Publicités : Le Choc Amoureux
La bonne création publicitaire est toujours de l’argent bien placé ! Mais qu’est-ce donc qu’une bonne publicité ? C’est tout simple, est excellente la pub qui provoque un choc amoureux. Les Italiens qui s’y connaissent disent « Innamoramento », l’amour naissant ; les Français utilisent encore le vieux « s’enamourer ».
Provoquer un choc amoureux entre une marque et un consommateur est-il possible à coup sûr ? Evidemment non, et, au reste, dans toutes les langues ou presque, on dit bien tomber amoureux. Le choc amoureux ne se décrète pas, il se vit et se constate. Etre amoureux est un mouvement collectif qui ne concerne que deux êtres et l’amour se définira aisément (côté psychanalystes) comme la capacité d’être aimé par une autre personne sans que cela soit ressenti comme une menace.
Le produit, bien ou service, a un nom : la marque, et le consommateur, garçon ou fille, une identité, sa personne. Cette rencontre sera amoureuse dès lors qu’une transgression va s’opérer. C’est l’histoire de Roméo et Juliette, leur choc amoureux sépare ce qui était uni (R. et J. et leurs familles) et unit ce qui était séparé (deux ennemis programmés). La marque, via la création publicitaire, va se présenter au consommateur et réussir à s’imposer comme objet total de désir. Cela impose de tout réorganiser, comme si le passé devenait préhistoire et que la vraie histoire commençait maintenant. Evidemment, l’amour naissant est forcément monogame, même s’il est possible d’aimer plusieurs personnes en même temps. Mais soyons clairs, on ne peut tomber amoureux de deux personnes en même temps ! Tout comme il est impossible de vivre volontairement un choc amoureux, même si on le désire intensément.
Il importe, à ce stade, de transposer dans l’univers de la publicité. Les amours promotionnelles, le hard selling ne provoquent jamais de choc amoureux, ils se satisfont d’une relation conjugale routinisée, quoique plaisante, on sait que les cadeaux entretiennent l’amitié. L’habitude de consommation d’un produit, ou d’un service, équivaut à la fidélité, à la répétition d’un même comportement, bref à la ritualisation.
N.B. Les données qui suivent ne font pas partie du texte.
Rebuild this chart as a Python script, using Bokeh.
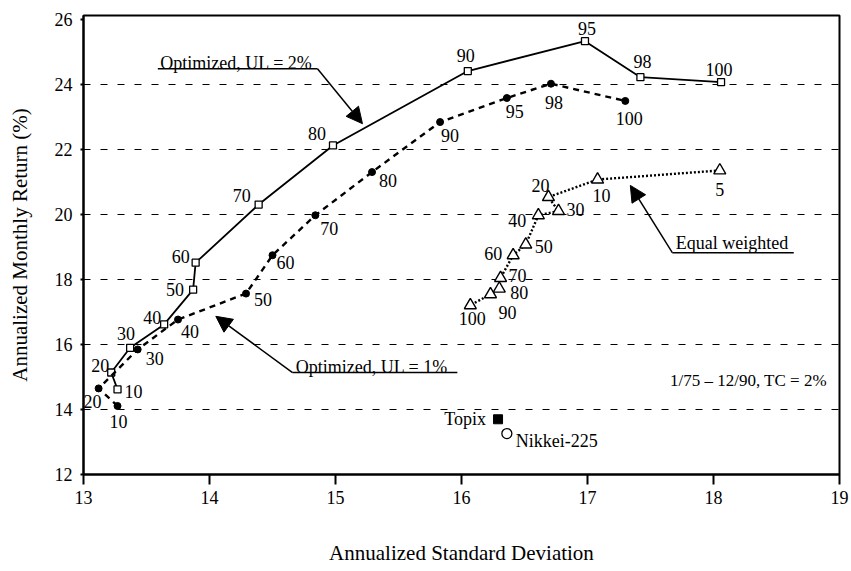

La bonne création publicitaire, créant le choc amoureux, apportera la rupture et, offrant la transgression, provoquera le changement d’habitude.Alors, vient le nouveau plaisir, celui qui n’est même pas coupable. Mais alors, existe-t-il un manuel de la bonne création, celui qui offrirait à la profession les garanties de l’excellence en publicité ? Evidemment non. Les guides de bonne gouvernance n’épuisent pas le sujet du bon gouvernement, celui qui est à la fois compétent dans ses actions et populaire dans ses personnes.
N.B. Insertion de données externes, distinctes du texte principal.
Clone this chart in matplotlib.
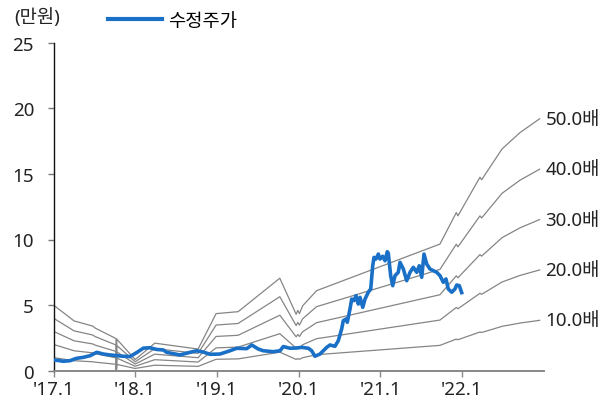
import matplotlib
matplotlib.use("Agg")
import matplotlib.pyplot as plt
from matplotlib.lines import Line2D

plt.rcParams['font.family'] = ['Noto Sans', 'Noto Sans CJK KR', 'DejaVu Sans']

# ---- data ----
eps_dates = [2017.00, 2017.22, 2017.25, 2017.48, 2017.51, 2017.765, 2017.77, 2017.775,
             2018.00, 2018.24, 2018.77, 2018.99, 2019.26, 2019.77, 2019.97, 2019.99,
             2020.01, 2020.05, 2020.22, 2021.73, 2021.93, 2021.95, 2022.22, 2022.24,
             2022.49, 2022.71, 2022.95]
eps = [0.100, 0.079, 0.076, 0.068, 0.065, 0.049, 0.002, 0.048,
       0.017, 0.042, 0.033, 0.087, 0.090, 0.141, 0.086, 0.092,
       0.087, 0.099, 0.122, 0.193, 0.241, 0.236, 0.295, 0.291,
       0.338, 0.363, 0.384]
multiples = [10, 20, 30, 40, 50]

price_dates = [2017.00, 2017.055, 2017.12, 2017.20, 2017.28, 2017.365, 2017.447, 2017.529,
               2017.61, 2017.69, 2017.774, 2017.854, 2017.936, 2018.018, 2018.10, 2018.18,
               2018.263, 2018.344, 2018.386, 2018.466, 2018.548, 2018.589, 2018.671, 2018.753,
               2018.834, 2018.916, 2019.038, 2019.16, 2019.242, 2019.365, 2019.426, 2019.507,
               2019.568, 2019.69, 2019.772, 2019.813, 2019.895, 2019.977, 2020.038, 2020.119,
               2020.16, 2020.20, 2020.262, 2020.344, 2020.384, 2020.445, 2020.486, 2020.527,
               2020.547, 2020.58, 2020.596, 2020.629, 2020.65, 2020.678, 2020.703, 2020.731,
               2020.752, 2020.785, 2020.813, 2020.853, 2020.883, 2020.907, 2020.923, 2020.947,
               2020.976, 2020.996, 2021.029, 2021.058, 2021.086, 2021.098, 2021.127, 2021.152,
               2021.18, 2021.22, 2021.241, 2021.282, 2021.323, 2021.364, 2021.404, 2021.446,
               2021.477, 2021.507, 2021.535, 2021.568, 2021.608, 2021.649, 2021.69, 2021.731,
               2021.771, 2021.804, 2021.832, 2021.874, 2021.914, 2021.935, 2021.967, 2021.996]
price = [0.82, 0.78, 0.72, 0.76, 0.94, 1.02, 1.14, 1.40,
         1.27, 1.20, 1.15, 1.10, 1.08, 1.38, 1.72, 1.75,
         1.62, 1.58, 1.40, 1.30, 1.20, 1.27, 1.40, 1.52,
         1.42, 1.25, 1.27, 1.52, 1.71, 1.68, 1.96, 1.65,
         1.52, 1.45, 1.52, 1.84, 1.71, 1.73, 1.78, 1.71,
         1.52, 1.10, 1.27, 1.78, 1.96, 1.86, 2.29, 3.18,
         3.81, 3.94, 3.69, 4.70, 5.46, 5.34, 5.72, 5.08,
         5.59, 4.83, 5.46, 5.98, 6.23, 8.00, 8.64, 8.51,
         8.89, 8.51, 8.72, 8.38, 9.07, 8.95, 7.24, 6.48,
         7.24, 7.50, 8.26, 7.75, 6.86, 7.50, 7.88, 7.50,
         8.00, 7.12, 8.89, 8.13, 7.75, 7.62, 7.50, 7.24,
         6.74, 6.99, 6.23, 5.98, 6.23, 6.53, 6.48, 5.95]

xtick_pos = [2017, 2018, 2019, 2020, 2021, 2022]
xtick_labels = ["'17.1", "'18.1", "'19.1", "'20.1", "'21.1", "'22.1"]
yticks = [0, 5, 10, 15, 20, 25]

# ---- figure ----
FS = 13.5
fig = plt.figure(figsize=(6.11, 4.06), dpi=100)
ax = fig.add_axes([53.5/611, 1-371.7/406, (543.7-53.5)/611, (371.7-43.7)/406])

for m in multiples:
    vals = [e*m for e in eps]
    ax.plot(eps_dates, vals, color='#858585', lw=0.9, zorder=2)
    ax.text(eps_dates[-1] + 0.07, vals[-1], f"{m:.1f}배", fontsize=FS,
            va='center', ha='left', color='#222222', clip_on=False)

ax.plot(price_dates, price, color='#1A6FC6', lw=2.6, zorder=3, solid_joinstyle='round')

ax.set_xlim(2017.0, 2023.0)
ax.set_ylim(0, 25)
ax.set_xticks(xtick_pos)
ax.set_xticklabels(xtick_labels)
ax.set_yticks(yticks)
ax.tick_params(axis='both', direction='out', labelsize=FS, labelcolor='#222222', length=4, width=1)
ax.tick_params(axis='x', color='#888888', pad=3)
ax.tick_params(axis='y', color='#777777', pad=10)
for s in ['top', 'right']:
    ax.spines[s].set_visible(False)
ax.spines['bottom'].set_color('#888888')
ax.spines['bottom'].set_linewidth(1.4)
ax.spines['left'].set_color('#111111')
ax.spines['left'].set_linewidth(1.0)

fig.text(14/611, 1-18/406, "(만원)", fontsize=FS, va='center', ha='left', color='#222222')
handle = Line2D([], [], color='#1A6FC6', lw=3)
ax.legend([handle], ["수정주가"], loc='center left', bbox_to_anchor=(108/611, 1-22/406),
          bbox_transform=fig.transFigure, frameon=False, fontsize=FS,
          handlelength=2.9, handletextpad=0.3, borderpad=0, borderaxespad=0)

fig.savefig("out.png", dpi=100)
Le choc amoureux indique cependant quelques pistes à suivre. Pouvoir nommer la marque, avoir plaisir à la regarder, la penser différente des autres de sa catégorie, donc la voir et l’imaginer unique est le premier impératif. On plaidera ici pour une stratégie en rupture, une création de différenciation : plus la marque, via son expression publicitaire, sera une personne, plus elle se singularisera dans l’univers générique des produits. Cultiver la différence sans culpabiliser le consommateur car la transgression doit rester comme innocente, en tout cas sans impression de péché à se faire pardonner.
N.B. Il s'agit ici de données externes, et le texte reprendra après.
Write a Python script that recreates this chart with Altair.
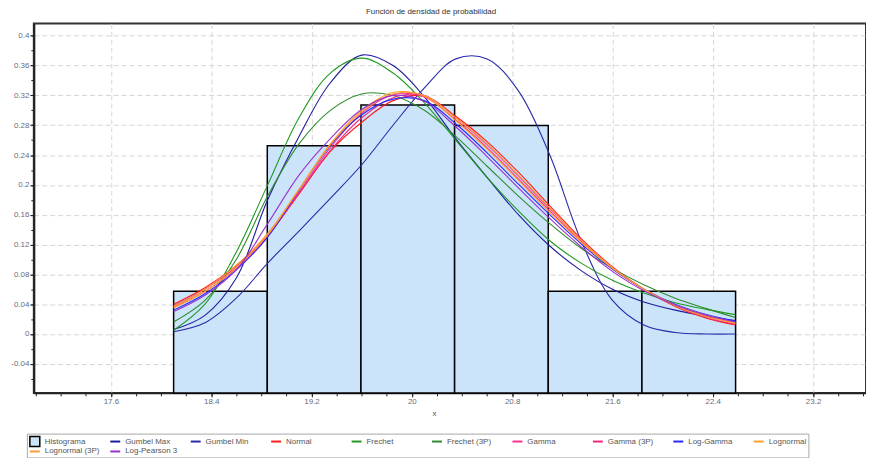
import altair as alt
import pandas as pd

TITLE = "Función de densidad de probabilidad"
X_TITLE = "x"

# Histogram (bin edges and density heights)
bin_edges = [18.100, 18.847, 19.594, 20.341, 21.088, 21.835, 22.582]
bin_density = [0.0573, 0.2525, 0.3070, 0.2796, 0.0573, 0.0573]

# Points at which the fitted curves were read
x_pts = [18.10, 18.35, 18.60, 18.85, 19.10, 19.35, 19.60, 19.85, 20.10, 20.35,
         20.60, 20.85, 21.10, 21.35, 21.60, 21.85, 22.10, 22.35, 22.58]

gumbel_max = [0.006, 0.025, 0.075, 0.180, 0.265, 0.337, 0.374, 0.360, 0.318, 0.262,
              0.210, 0.160, 0.118, 0.085, 0.060, 0.043, 0.032, 0.024, 0.018]
gumbel_min = [0.003, 0.015, 0.048, 0.095, 0.138, 0.182, 0.227, 0.280, 0.330, 0.369,
              0.369, 0.326, 0.240, 0.125, 0.045, 0.012, 0.002, 0.000, 0.000]
normal = [0.040, 0.062, 0.092, 0.132, 0.188, 0.245, 0.284, 0.313, 0.319, 0.292,
          0.258, 0.217, 0.172, 0.128, 0.090, 0.060, 0.037, 0.021, 0.012]
frechet = [0.005, 0.040, 0.110, 0.200, 0.290, 0.350, 0.370, 0.350, 0.310, 0.260,
           0.210, 0.165, 0.125, 0.095, 0.072, 0.055, 0.042, 0.033, 0.026]
frechet_3p = [0.016, 0.045, 0.100, 0.185, 0.255, 0.300, 0.322, 0.320, 0.300, 0.265,
              0.225, 0.185, 0.148, 0.115, 0.088, 0.066, 0.048, 0.034, 0.022]
gamma = [0.036, 0.057, 0.088, 0.131, 0.190, 0.250, 0.296, 0.321, 0.318, 0.287,
         0.250, 0.208, 0.165, 0.124, 0.088, 0.060, 0.039, 0.024, 0.015]
gamma_3p = [0.038, 0.060, 0.090, 0.132, 0.189, 0.246, 0.290, 0.317, 0.320, 0.290,
            0.254, 0.212, 0.168, 0.126, 0.089, 0.060, 0.038, 0.022, 0.013]
log_gamma = [0.032, 0.054, 0.086, 0.130, 0.193, 0.253, 0.294, 0.315, 0.313, 0.282,
             0.243, 0.201, 0.160, 0.121, 0.087, 0.060, 0.040, 0.026, 0.017]
lognormal = [0.035, 0.057, 0.089, 0.133, 0.194, 0.255, 0.300, 0.324, 0.319, 0.286,
             0.248, 0.206, 0.163, 0.123, 0.088, 0.060, 0.039, 0.025, 0.015]
lognormal_3p = [0.037, 0.060, 0.092, 0.135, 0.194, 0.254, 0.298, 0.322, 0.320, 0.290,
                0.255, 0.213, 0.169, 0.126, 0.089, 0.060, 0.038, 0.023, 0.014]
log_pearson3 = [0.030, 0.052, 0.086, 0.148, 0.213, 0.262, 0.301, 0.320, 0.312, 0.278,
                0.238, 0.196, 0.155, 0.117, 0.084, 0.058, 0.039, 0.025, 0.016]

series_names = ["Gumbel Max", "Gumbel Min", "Normal", "Frechet", "Frechet (3P)",
                "Gamma", "Gamma (3P)", "Log-Gamma", "Lognormal", "Lognormal (3P)",
                "Log-Pearson 3"]
series_values = [gumbel_max, gumbel_min, normal, frechet, frechet_3p, gamma,
                 gamma_3p, log_gamma, lognormal, lognormal_3p, log_pearson3]
series_colors = ["#1c1c9c", "#2a2aa8", "#ff1c1c", "#1f9a1f", "#2e8b2e",
                 "#ff2f8f", "#f0287f", "#2a2aff", "#ff9f2f", "#ff9933", "#9932cc"]
HIST_NAME = "Histograma"
HIST_FILL = "#cce4fa"

x_major = [17.6, 18.4, 19.2, 20.0, 20.8, 21.6, 22.4, 23.2]
x_minor = [17.0, 17.2, 17.4, 17.6, 17.8, 18.0, 18.2, 18.4, 18.6, 18.8, 19.0, 19.2,
           19.4, 19.6, 19.8, 20.0, 20.2, 20.4, 20.6, 20.8, 21.0, 21.2, 21.4, 21.6,
           21.8, 22.0, 22.2, 22.4, 22.6, 22.8, 23.0, 23.2, 23.4, 23.6]
y_major = [-0.04, 0.0, 0.04, 0.08, 0.12, 0.16, 0.20, 0.24, 0.28, 0.32, 0.36, 0.40]
y_minor = [-0.06, -0.04, -0.02, 0.0, 0.02, 0.04, 0.06, 0.08, 0.10, 0.12, 0.14, 0.16,
           0.18, 0.20, 0.22, 0.24, 0.26, 0.28, 0.30, 0.32, 0.34, 0.36, 0.38, 0.40]

X_DOMAIN = [16.985, 23.622]
Y_DOMAIN = [-0.079, 0.4165]

hist_df = pd.DataFrame({
    "x0": bin_edges[:-1],
    "x1": bin_edges[1:],
    "d": bin_density,
    "hist": [HIST_NAME] * len(bin_density),
})

rows = []
for name, vals in zip(series_names, series_values):
    for xv, yv in zip(x_pts, vals):
        rows.append({"serie": name, "x": xv, "v": yv})
lines_df = pd.DataFrame(rows)

FONT = "Liberation Sans"
LABEL_COLOR = "#6a6a7a"
NUM_LABEL = "replace(format(datum.value, '~g'), '\u2212', '-')"

x_scale = alt.Scale(domain=X_DOMAIN, nice=False, zero=False)
y_scale = alt.Scale(domain=Y_DOMAIN, nice=False, zero=False)

x_axis = alt.Axis(
    orient="bottom", values=x_major, labelExpr=NUM_LABEL,
    labelOverlap=False, labelFlush=False,
    grid=True, gridDash=[5, 3], gridColor="#d6d6d6",
    tickSize=4, tickColor="#222", domainColor="#222", domainWidth=2,
    labelFont=FONT, labelFontSize=8, labelColor=LABEL_COLOR, labelPadding=1,
    title=X_TITLE, titleFont=FONT, titleFontSize=8, titleFontWeight="normal",
    titleColor="#555", titleX=403, titleY=21, titleBaseline="middle",
)
y_axis = alt.Axis(
    orient="left", values=y_major, labelExpr=NUM_LABEL,
    labelOverlap=False, labelFlush=False,
    grid=True, gridDash=[5, 3], gridColor="#d6d6d6",
    tickSize=4, tickColor="#222", domainColor="#222", domainWidth=2,
    labelFont=FONT, labelFontSize=8, labelColor=LABEL_COLOR, labelPadding=1,
    title=None,
)
x_minor_axis = alt.Axis(orient="bottom", values=x_minor, labels=False, grid=False,
                        domain=False, tickSize=3, tickColor="#222", title=None)
y_minor_axis = alt.Axis(orient="left", values=y_minor, labels=False, grid=False,
                        domain=False, tickSize=3, tickColor="#222", title=None)

LEG_X, LEG_Y = -7, 413
common_leg = dict(orient="none", legendX=LEG_X, legendY=LEG_Y, direction="horizontal",
                  columns=10, title=None, padding=2, rowPadding=0, columnPadding=6,
                  gridAlign="all", symbolSize=100, labelFont=FONT, labelFontSize=8,
                  labelColor="#555", symbolOffset=0)

hist = alt.Chart(hist_df).mark_rect(stroke="black", strokeWidth=1.5).encode(
    x=alt.X("x0:Q", scale=x_scale, axis=x_axis),
    x2="x1:Q",
    y=alt.Y("d:Q", scale=y_scale, axis=y_axis),
    y2=alt.datum(Y_DOMAIN[0]),
    fill=alt.Fill("hist:N", scale=alt.Scale(domain=[HIST_NAME], range=[HIST_FILL]),
                  legend=alt.Legend(symbolType="square", symbolStrokeColor="black",
                                    symbolStrokeWidth=1.5, labelExpr="''", **common_leg)),
)

minor_ticks = alt.Chart(hist_df).mark_rect(opacity=0).encode(
    x=alt.X("x0:Q", scale=x_scale, axis=x_minor_axis),
    x2="x1:Q",
    y=alt.Y("d:Q", scale=y_scale, axis=y_minor_axis),
)

lines = alt.Chart(lines_df).mark_line(strokeWidth=1.1, interpolate="catmull-rom").encode(
    x=alt.X("x:Q", scale=x_scale, axis=None),
    y=alt.Y("v:Q", scale=y_scale, axis=None),
    color=alt.Color("serie:N",
                    scale=alt.Scale(domain=[HIST_NAME] + series_names,
                                    range=["transparent"] + series_colors),
                    legend=alt.Legend(symbolType="stroke", symbolStrokeWidth=2,
                                      strokeColor="#a8a8a8", **common_leg)),
)

chart = alt.layer(hist, minor_ticks, lines).resolve_axis(
    x="independent", y="independent"
).properties(
    width=838, height=372,
    title=alt.TitleParams(TITLE, font=FONT, fontSize=8, fontWeight="normal", color="#333",
                          anchor="middle", frame="group", dx=-19, offset=0,
                          baseline="bottom", limit=700),
    padding={"left": 26, "top": 14, "right": 0, "bottom": 64},
    autosize=alt.AutoSizeParams(type="none"),
).configure_view(stroke="#333", strokeWidth=2)

chart.save("out.html", embed_options={"renderer": "svg", "actions": False})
Les registres d’expression de la marque devenue une personne sont ceux du choc amoureux : singularité, allégresse, érotisme, optimisme, complicité,humour, confiance en soi, prise de parole. Seuls au monde, les amoureux s’embrassent, se mangent du regard, se touchent, se veulent inséparables. Ils sont gais et, dit la chanson française, voient la vie en rose. Ils sont sûrs d’eux puisqu’ils apprécient le regard et la tendresse de l’autre. Et quand ils font autre chose, ceux qui vivent en état de choc amoureux, ils échangent des mots (écrits, parlés, téléphonés, « SMSisés »).
La bonne publicité doit donc me parler, installer entre la marque et moi le plaisir de la conversation amoureuse. Vue par les professionnels des études et sondages, elle a nécessairement d’excellentes notes d’attribution ( je sais qui tu es) et d’agrément (tu me plais). La question est dans la prise de risque de l’annonceur, car la différenciation ne plaît pas à tout le monde. L’autre question est dans la transgression créative car elle doit rester hors du franchissement du tabou.
Allez, la prochaine fois, on parlera psychanalyse et fonctionnement de la communication ! Logiquement, l’argent demandé par les psys est aussi bien placé.